I didn't upload mxfp8 because

It only works fast on blackwell GPU
fp8 model seems okay to me.

Here's Quick test of mxfp8 on 5090.

Model ErnieImage prepared for dynamic VRAM loading. 7834MB Staged. 0 patches attached.
100%|██████████████████████████████████████| 20/20 [00:10<00:00,  1.93it/s] # fp8
Requested to load ErnieImage
Model ErnieImage prepared for dynamic VRAM loading. 8068MB Staged. 0 patches attached.
100%|██████████████████████████████████████| 20/20 [00:10<00:00,  1.84it/s] # mxfp8
Requested to load ErnieImage
Model ErnieImage prepared for dynamic VRAM loading. 15322MB Staged. 0 patches attached.
100%|██████████████████████████████████████| 20/20 [00:19<00:00,  1.05it/s] # bf16

mxfp8 is slightly bigger and slightly slower than fp8.

ERNIE-Image

ERNIE-Image-Turbo

Both mxfp8 and fp8 seems okay to me.

By the way, You can quantize mxfp8 using comfy-dit-quantizer. (It takes only ~1min.)

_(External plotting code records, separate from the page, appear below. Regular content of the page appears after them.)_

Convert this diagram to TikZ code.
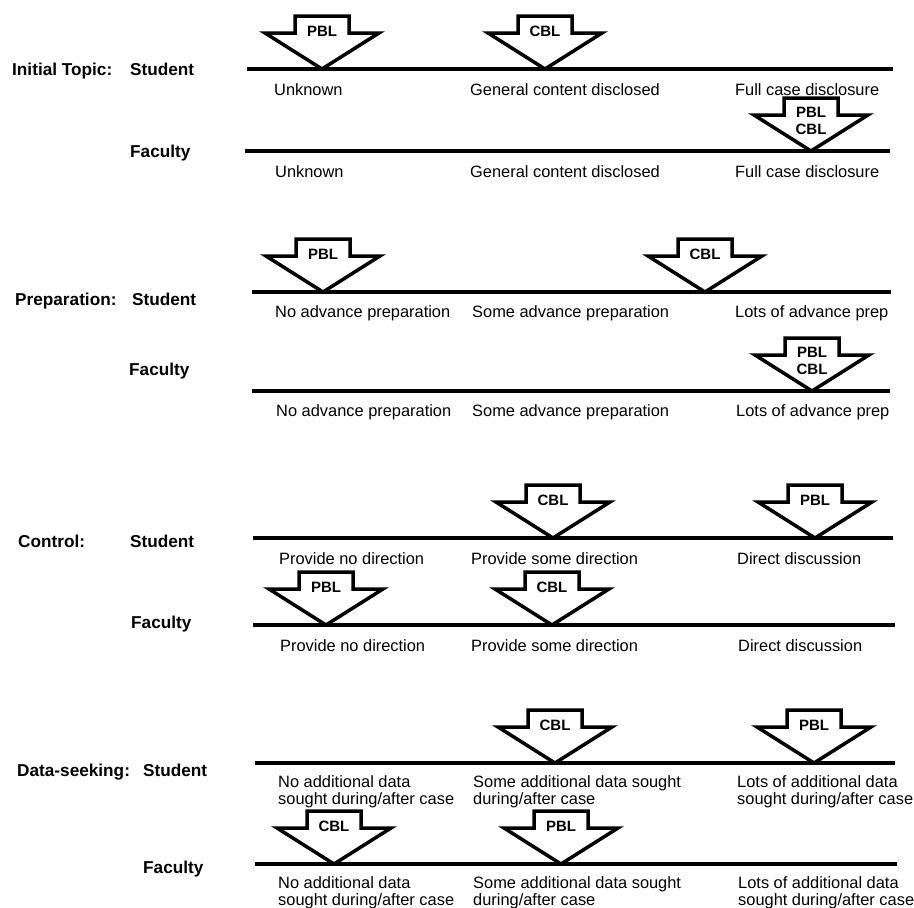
\documentclass[tikz,border=0pt]{standalone}
\usepackage{fontspec}
\setmainfont{Liberation Sans}
\tikzset{
  scaleline/.style={line width=4pt},
  lbl/.style={anchor=base west, inner sep=0pt, font=\fontsize{16.4}{17}\selectfont},
  rowlbl/.style={anchor=base west, inner sep=0pt, font=\bfseries\fontsize{17.2}{20}\selectfont},
  arrowlbl/.style={inner sep=0pt, align=center, font=\bfseries\fontsize{15}{17}\selectfont},
  arrowbody/.style={line width=3.5pt, fill=white, line join=miter},
  blockarrow/.pic={
    \draw[arrowbody] (-27,-53) -- (27,-53) -- (27,-36) -- (57,-36) -- (0,0) -- (-57,-36) -- (-27,-36) -- cycle;
    \node[arrowlbl] (-t) at (0,-38) {#1};
  },
  blockarrowtwo/.pic={
    \draw[arrowbody] (-27,-53) -- (27,-53) -- (27,-36) -- (57,-36) -- (0,0) -- (-57,-36) -- (-27,-36) -- cycle;
    \node[arrowlbl] (-t) at (0,-30) {#1};
  }
}
\begin{document}
\begin{tikzpicture}[x=1pt,y=-1pt]
\useasboundingbox (0,0) rectangle (914,908);

% ---------- Initial Topic ----------
\node[rowlbl] (it) at (12,75) {Initial Topic:};
\node[rowlbl] (its) at (130,75) {Student};
\coordinate (l1a) at (247,69); \coordinate (l1b) at (893,69);
\draw[scaleline] (l1a) -- (l1b);
\node[lbl] (l1t1) at (274,95) {Unknown};
\node[lbl] (l1t2) at (470,95) {General content disclosed};
\node[lbl] (l1t3) at (735,95) {Full case disclosure};

\node[rowlbl] (itf) at (130,157) {Faculty};
\coordinate (l2a) at (245,151); \coordinate (l2b) at (890,151);
\draw[scaleline] (l2a) -- (l2b);
\node[lbl] (l2t1) at (275,177) {Unknown};
\node[lbl] (l2t2) at (470,177) {General content disclosed};
\node[lbl] (l2t3) at (735,177) {Full case disclosure};

\pic (a1) at (322,69) {blockarrow={PBL}};
\pic (a2) at (545,69) {blockarrow={CBL}};
\pic (a3) at (811,151) {blockarrowtwo={PBL\\CBL}};

% ---------- Preparation ----------
\node[rowlbl] (pr) at (15,305) {Preparation:};
\node[rowlbl] (prs) at (132,305) {Student};
\coordinate (l3a) at (252,292); \coordinate (l3b) at (891,292);
\draw[scaleline] (l3a) -- (l3b);
\node[lbl] (l3t1) at (275,317) {No advance preparation};
\node[lbl] (l3t2) at (472,317) {Some advance preparation};
\node[lbl] (l3t3) at (735,317) {Lots of advance prep};

\node[rowlbl] (prf) at (129,375) {Faculty};
\coordinate (l4a) at (252,391); \coordinate (l4b) at (890,391);
\draw[scaleline] (l4a) -- (l4b);
\node[lbl] (l4t1) at (276,416) {No advance preparation};
\node[lbl] (l4t2) at (472,416) {Some advance preparation};
\node[lbl] (l4t3) at (736,416) {Lots of advance prep};

\pic (a4) at (323,292) {blockarrow={PBL}};
\pic (a5) at (705,292) {blockarrow={CBL}};
\pic (a6) at (812,391) {blockarrowtwo={PBL\\CBL}};

% ---------- Control ----------
\node[rowlbl] (co) at (18,547) {Control:};
\node[rowlbl] (cos) at (130,547) {Student};
\coordinate (l5a) at (253,538); \coordinate (l5b) at (893,538);
\draw[scaleline] (l5a) -- (l5b);
\node[lbl] (l5t1) at (279,564) {Provide no direction};
\node[lbl] (l5t2) at (471,564) {Provide some direction};
\node[lbl] (l5t3) at (737,564) {Direct discussion};

\node[rowlbl] (cof) at (131,628) {Faculty};
\coordinate (l6a) at (253,625); \coordinate (l6b) at (895,625);
\draw[scaleline] (l6a) -- (l6b);
\node[lbl] (l6t1) at (280,651) {Provide no direction};
\node[lbl] (l6t2) at (471,651) {Provide some direction};
\node[lbl] (l6t3) at (738,651) {Direct discussion};

\pic (a7) at (553,538) {blockarrow={CBL}};
\pic (a8) at (815,538) {blockarrow={PBL}};
\pic (a9) at (326,625) {blockarrow={PBL}};
\pic (a10) at (552,625) {blockarrow={CBL}};

% ---------- Data-seeking ----------
\node[rowlbl] (ds) at (17,776) {Data-seeking:};
\node[rowlbl] (dss) at (143,776) {Student};
\coordinate (l7a) at (255,763); \coordinate (l7b) at (895,763);
\draw[scaleline] (l7a) -- (l7b);
\node[lbl] (l7t1a) at (278,787) {No additional data};
\node[lbl] (l7t1b) at (278,804) {sought during/after case};
\node[lbl] (l7t2a) at (473,787) {Some additional data sought};
\node[lbl] (l7t2b) at (473,804) {during/after case};
\node[lbl] (l7t3a) at (737,787) {Lots of additional data};
\node[lbl] (l7t3b) at (737,804) {sought during/after case};

\node[rowlbl] (dsf) at (143,873) {Faculty};
\coordinate (l8a) at (255,864); \coordinate (l8b) at (897,864);
\draw[scaleline] (l8a) -- (l8b);
\node[lbl] (l8t1a) at (278,888) {No additional data};
\node[lbl] (l8t1b) at (278,905) {sought during/after case};
\node[lbl] (l8t2a) at (473,888) {Some additional data sought};
\node[lbl] (l8t2b) at (473,905) {during/after case};
\node[lbl] (l8t3a) at (738,888) {Lots of additional data};
\node[lbl] (l8t3b) at (738,905) {sought during/after case};

\pic (a11) at (555,763) {blockarrow={CBL}};
\pic (a12) at (814,763) {blockarrow={PBL}};
\pic (a13) at (334,864) {blockarrow={CBL}};
\pic (a14) at (561,864) {blockarrow={PBL}};
\end{tikzpicture}
\end{document}
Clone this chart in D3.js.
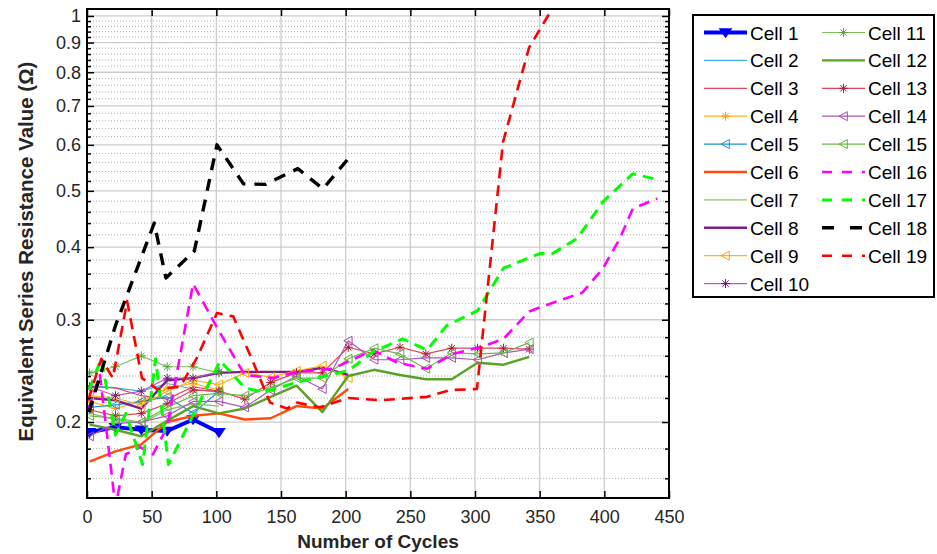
<!DOCTYPE html>
<html>
<head>
<meta charset="utf-8">
<script src="https://d3js.org/d3.v7.min.js"></script>
<style>
  body { margin: 0; background: #fff; }
  svg { display: block; font-family: Arial, "Liberation Sans", Helvetica, sans-serif; }
</style>
</head>
<body>
<svg id="chart" width="937" height="554"></svg>
<script>
"use strict";

// Cycle positions
const cyclesShort = [2, 22, 42, 62, 82, 102];
const cyclesMid = [2, 22, 42, 62, 82, 102, 122, 142, 162, 182, 202];
const cyclesLong = [2, 22, 42, 62, 82, 102, 122, 142, 162, 182, 202, 222, 242, 262, 282, 302, 322, 342];

// ESR values (ohm)
const cell1 = [0.192, 0.196, 0.194, 0.193, 0.202, 0.192];
const cell2 = [0.231, 0.229, 0.226, 0.233, 0.228, 0.225];
const cell3 = [0.230, 0.229, 0.222, 0.219, 0.230, 0.226];
const cell4 = [0.217, 0.211, 0.217, 0.229, 0.233, 0.227];
const cell5 = [0.212, 0.214, 0.217, 0.221, 0.207, 0.226];
const cell6 = [0.171, 0.178, 0.183, 0.200, 0.205, 0.207, 0.202, 0.203, 0.213, 0.211, 0.228];
const cell7 = [0.207, 0.202, 0.199, 0.210, 0.215, 0.213];
const cell8 = [0.220, 0.218, 0.211, 0.236, 0.238, 0.243, 0.244, 0.244, 0.244, 0.248, 0.241];
const cell9 = [0.222, 0.220, 0.214, 0.226, 0.236, 0.232, 0.243, 0.239, 0.245, 0.250, 0.238];
const cell10 = [0.230, 0.222, 0.226, 0.238, 0.238, 0.244];
const cell11 = [0.243, 0.249, 0.260, 0.249, 0.249, 0.243];
const cell12 = [0.198, 0.194, 0.189, 0.201, 0.213, 0.207, 0.211, 0.221, 0.231, 0.208,
                0.240, 0.246, 0.241, 0.237, 0.237, 0.253, 0.251, 0.259];
const cell13 = [0.210, 0.205, 0.207, 0.215, 0.227, 0.226, 0.219, 0.234, 0.243, 0.243,
                0.269, 0.262, 0.269, 0.262, 0.268, 0.268, 0.268, 0.267];
const cell14 = [0.189, 0.199, 0.200, 0.205, 0.217, 0.217, 0.212, 0.227, 0.240, 0.228,
                0.276, 0.256, 0.256, 0.258, 0.258, 0.256, 0.263, 0.267];
const cell15 = [0.205, 0.203, 0.200, 0.212, 0.222, 0.224, 0.222, 0.229, 0.238, 0.238,
                0.257, 0.268, 0.262, 0.247, 0.263, 0.262, 0.263, 0.274];

const cell16X = [1, 10, 22, 30, 41, 51, 62, 82, 102, 122, 144, 162, 190, 221, 240, 263,
                 283, 304, 322, 342, 350, 383, 399, 412, 422, 441];
const cell16 = [0.210, 0.241, 0.143, 0.176, 0.181, 0.176, 0.196, 0.346, 0.287, 0.241, 0.238,
                0.244, 0.247, 0.266, 0.253, 0.247, 0.262, 0.269, 0.278, 0.310, 0.315,
                0.334, 0.368, 0.414, 0.466, 0.485];

const cell17X = [1.5, 11, 22, 30, 43, 53, 63, 103, 122, 136, 162, 180, 202, 221, 244, 263,
                 278, 302, 322, 350, 360, 379, 399, 422, 441];
const cell17 = [0.227, 0.257, 0.190, 0.207, 0.169, 0.257, 0.169, 0.255, 0.229, 0.225, 0.234,
                0.239, 0.245, 0.264, 0.278, 0.266, 0.293, 0.311, 0.368, 0.390, 0.390,
                0.414, 0.479, 0.535, 0.523];

const cell18X = [1.5, 22, 52, 61, 83, 100.5, 121, 138, 163, 182.5, 202];
const cell18 = [0.208, 0.293, 0.440, 0.354, 0.394, 0.600, 0.514, 0.513, 0.546, 0.504, 0.568];

const cell19X = [1, 11, 20, 31, 42.5, 54, 72, 85, 100.5, 113, 128, 141.5, 154.6, 162.4,
                 180, 202, 226.5, 263, 280.7, 301.5, 321.7, 341.8, 362];
const cell19 = [0.218, 0.257, 0.238, 0.323, 0.238, 0.228, 0.230, 0.258, 0.308, 0.304, 0.255,
                0.216, 0.211, 0.216, 0.212, 0.220, 0.218, 0.221, 0.227, 0.228, 0.607,
                0.882, 1.05];

const xTicks = [0, 50, 100, 150, 200, 250, 300, 350, 400, 450];
const yTicks = [0.2, 0.3, 0.4, 0.5, 0.6, 0.7, 0.8, 0.9, 1];
const yMinorTicks = [0.16, 0.18, 0.22, 0.24, 0.26, 0.28, 0.32, 0.34, 0.36, 0.38,
                     0.42, 0.44, 0.46, 0.48, 0.52, 0.54, 0.56, 0.58, 0.62, 0.64, 0.66, 0.68,
                     0.72, 0.74, 0.76, 0.78, 0.82, 0.84, 0.86, 0.88, 0.92, 0.94, 0.96, 0.98];

const seriesList = [
  {name: "Cell 1", xs: cyclesShort, ys: cell1, color: "#0000ff", width: 4, marker: "down", markerColor: "#0000ff"},
  {name: "Cell 2", xs: cyclesShort, ys: cell2, color: "#3fb4e8", width: 1.2},
  {name: "Cell 3", xs: cyclesShort, ys: cell3, color: "#e8455c", width: 1.2},
  {name: "Cell 4", xs: cyclesShort, ys: cell4, color: "#ffb21f", width: 1.2, marker: "star", markerColor: "#ff9f00"},
  {name: "Cell 5", xs: cyclesShort, ys: cell5, color: "#1c93d6", width: 1.2, marker: "left", markerColor: "#1c93d6"},
  {name: "Cell 6", xs: cyclesMid, ys: cell6, color: "#ff4a0a", width: 2.4},
  {name: "Cell 7", xs: cyclesShort, ys: cell7, color: "#86c863", width: 1.4},
  {name: "Cell 8", xs: cyclesMid, ys: cell8, color: "#7d1d8a", width: 2.4},
  {name: "Cell 9", xs: cyclesMid, ys: cell9, color: "#ffb21f", width: 1.2, marker: "left", markerColor: "#ffa600"},
  {name: "Cell 10", xs: cyclesShort, ys: cell10, color: "#b35fb8", width: 1.2, marker: "star", markerColor: "#6f1a7d"},
  {name: "Cell 11", xs: cyclesShort, ys: cell11, color: "#7fc25e", width: 1.2, marker: "star", markerColor: "#5aa63a"},
  {name: "Cell 12", xs: cyclesLong, ys: cell12, color: "#5aa127", width: 2.4},
  {name: "Cell 13", xs: cyclesLong, ys: cell13, color: "#e0455a", width: 1.2, marker: "star", markerColor: "#b0182f"},
  {name: "Cell 14", xs: cyclesLong, ys: cell14, color: "#a858b8", width: 1.2, marker: "left", markerColor: "#a050b0"},
  {name: "Cell 15", xs: cyclesLong, ys: cell15, color: "#6bb84a", width: 1.2, marker: "left", markerColor: "#60b040"},
  {name: "Cell 16", xs: cell16X, ys: cell16, color: "#ff00ff", width: 2.6, dash: "11,7"},
  {name: "Cell 17", xs: cell17X, ys: cell17, color: "#00ff00", width: 3, dash: "11,7"},
  {name: "Cell 18", xs: cell18X, ys: cell18, color: "#000000", width: 3.4, dash: "12,9"},
  {name: "Cell 19", xs: cell19X, ys: cell19, color: "#ff0000", width: 2.6, dash: "11,7"},
];

// Layout
const plotLeft = 87, plotRight = 669, plotTop = 9, plotBottom = 498;
const textColor = "#262626";

const svg = d3.select("#chart");

const x = d3.scaleLinear().domain([0, 450]).range([plotLeft, plotRight]);
const y = d3.scaleLog().domain([0.148, 1.028]).range([plotBottom, plotTop]);

// Grid
const grid = svg.append("g");
grid.selectAll("line.minor")
  .data(yMinorTicks)
  .enter()
  .append("line")
  .attr("x1", plotLeft).attr("x2", plotRight)
  .attr("y1", d => y(d)).attr("y2", d => y(d))
  .attr("stroke", "#ababab")
  .attr("stroke-width", 1)
  .attr("stroke-dasharray", "1,2");

grid.selectAll("line.ymajor")
  .data(yTicks)
  .enter()
  .append("line")
  .attr("x1", plotLeft).attr("x2", plotRight)
  .attr("y1", d => y(d)).attr("y2", d => y(d))
  .attr("stroke", "#cccccc")
  .attr("stroke-width", 1.3);

grid.selectAll("line.xmajor")
  .data(xTicks)
  .enter()
  .append("line")
  .attr("x1", d => x(d)).attr("x2", d => x(d))
  .attr("y1", plotTop).attr("y2", plotBottom)
  .attr("stroke", "#cccccc")
  .attr("stroke-width", 1.3);

// Markers
function markerPath(type, r) {
  if (type == "star") {
    const d = r * 0.72;
    return `M${-r},0L${r},0M0,${-r}L0,${r}M${-d},${-d}L${d},${d}M${-d},${d}L${d},${-d}`;
  }
  if (type == "left") {
    return `M${-r},0L${r * 0.85},${-r}L${r * 0.85},${r}Z`;
  }
  if (type == "down") {
    return `M${-r * 1.1},${-r * 0.7}L${r * 1.1},${-r * 0.7}L0,${r * 0.9}Z`;
  }
  return "";
}

function drawMarker(g, s, px, py) {
  const filled = s.marker == "down";
  g.append("path")
    .attr("transform", `translate(${px},${py})`)
    .attr("d", markerPath(s.marker, filled ? 5 : 4.5))
    .attr("fill", filled ? s.markerColor : "none")
    .attr("stroke", s.markerColor)
    .attr("stroke-width", filled ? 1.5 : 1);
}

// Data
svg.append("clipPath")
  .attr("id", "plot-clip")
  .append("rect")
  .attr("x", plotLeft).attr("y", plotTop)
  .attr("width", plotRight - plotLeft).attr("height", plotBottom - plotTop);

const dataLayer = svg.append("g").attr("clip-path", "url(#plot-clip)");

const line = d3.line()
  .x(p => x(p[0]))
  .y(p => y(p[1]));

seriesList.forEach(s => {
  const points = s.xs.map((c, i) => [c, s.ys[i]]);

  dataLayer.append("path")
    .datum(points)
    .attr("fill", "none")
    .attr("stroke", s.color)
    .attr("stroke-width", s.width)
    .attr("stroke-dasharray", s.dash || null)
    .attr("stroke-linejoin", "round")
    .attr("d", line);

  if (s.marker) {
    points.forEach(p => drawMarker(dataLayer, s, x(p[0]), y(p[1])));
  }
});

// Axes
const axes = svg.append("g");

const xAxis = d3.axisBottom(x)
  .tickValues(xTicks)
  .tickSizeInner(-7)
  .tickSizeOuter(0)
  .tickPadding(12);
const xAxisG = axes.append("g")
  .attr("transform", `translate(0,${plotBottom})`)
  .call(xAxis);

const xAxisTop = d3.axisTop(x)
  .tickValues(xTicks)
  .tickSizeInner(-7)
  .tickSizeOuter(0)
  .tickFormat("");
const xAxisTopG = axes.append("g")
  .attr("transform", `translate(0,${plotTop})`)
  .call(xAxisTop);

const yAxis = d3.axisLeft(y)
  .tickValues(yTicks)
  .tickFormat(d => d == 1 ? "1" : d3.format(".1f")(d))
  .tickSizeInner(-7)
  .tickSizeOuter(0)
  .tickPadding(6);
const yAxisG = axes.append("g")
  .attr("transform", `translate(${plotLeft},0)`)
  .call(yAxis);

const yAxisRight = d3.axisRight(y)
  .tickValues(yTicks)
  .tickSizeInner(-7)
  .tickSizeOuter(0)
  .tickFormat("");
const yAxisRightG = axes.append("g")
  .attr("transform", `translate(${plotRight},0)`)
  .call(yAxisRight);

const yMinorLeft = d3.axisLeft(y).tickValues(yMinorTicks).tickSizeInner(-4).tickSizeOuter(0).tickFormat("");
const yMinorRight = d3.axisRight(y).tickValues(yMinorTicks).tickSizeInner(-4).tickSizeOuter(0).tickFormat("");
const yMinorLeftG = axes.append("g").attr("transform", `translate(${plotLeft},0)`).call(yMinorLeft);
const yMinorRightG = axes.append("g").attr("transform", `translate(${plotRight},0)`).call(yMinorRight);

[xAxisG, xAxisTopG, yAxisG, yAxisRightG, yMinorLeftG, yMinorRightG].forEach(g => {
  g.select(".domain").remove();
  g.selectAll(".tick line").attr("stroke", "#000").attr("stroke-width", 1.5);
  g.selectAll(".tick text")
    .attr("fill", textColor)
    .attr("font-size", 18)
    .attr("font-family", "Arial, 'Liberation Sans', Helvetica, sans-serif");
});

axes.append("rect")
  .attr("x", plotLeft).attr("y", plotTop)
  .attr("width", plotRight - plotLeft).attr("height", plotBottom - plotTop)
  .attr("fill", "none")
  .attr("stroke", "#000")
  .attr("stroke-width", 2);

// Axis titles
svg.append("text")
  .attr("x", (plotLeft + plotRight) / 2)
  .attr("y", 548)
  .attr("text-anchor", "middle")
  .attr("font-size", 19)
  .attr("font-weight", "bold")
  .attr("fill", textColor)
  .text("Number of Cycles");

svg.append("text")
  .attr("transform", `translate(33,${(plotTop + plotBottom) / 2 - 2}) rotate(-90)`)
  .attr("text-anchor", "middle")
  .attr("font-size", 20.5)
  .attr("font-weight", "bold")
  .attr("fill", textColor)
  .text("Equivalent Series Resistance Value (\u03A9)");

// Legend
const legend = svg.append("g");
legend.append("rect")
  .attr("x", 693).attr("y", 15)
  .attr("width", 241).attr("height", 282)
  .attr("fill", "#fff")
  .attr("stroke", "#000")
  .attr("stroke-width", 2);

const rowStep = 27.9;
seriesList.forEach((s, i) => {
  const col = i < 10 ? 0 : 1;
  const row = i < 10 ? i : i - 10;
  const cy = 32.5 + row * rowStep;
  const x0 = col == 0 ? 704 : 822;
  const x1 = x0 + 43;

  const item = legend.append("g");
  item.append("line")
    .attr("x1", x0).attr("x2", x1)
    .attr("y1", cy).attr("y2", cy)
    .attr("stroke", s.color)
    .attr("stroke-width", s.width)
    .attr("stroke-dasharray", s.dash ? (s.name == "Cell 18" ? "12,16" : "10,10") : null);

  if (s.marker) {
    drawMarker(item, s, (x0 + x1) / 2, cy);
  }

  item.append("text")
    .attr("x", x1 + 3)
    .attr("y", cy + 7)
    .attr("font-size", 19)
    .attr("fill", "#000")
    .text(s.name);
});
</script>
</body>
</html>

clone comfy-dit-quantizer.
copy configs/ernie-image-fp8.json and change float8_e4m3fn to mxfp8 in the file.
activate ComfyUI's venv.
python quantize.py configs/ernie-image-mxfp8.json <BF16 MODEL> <MXFP8 MODEL>

eepos

2 days ago

Thanks for the info. Looks like not much to gain with MXFP8 over FP8.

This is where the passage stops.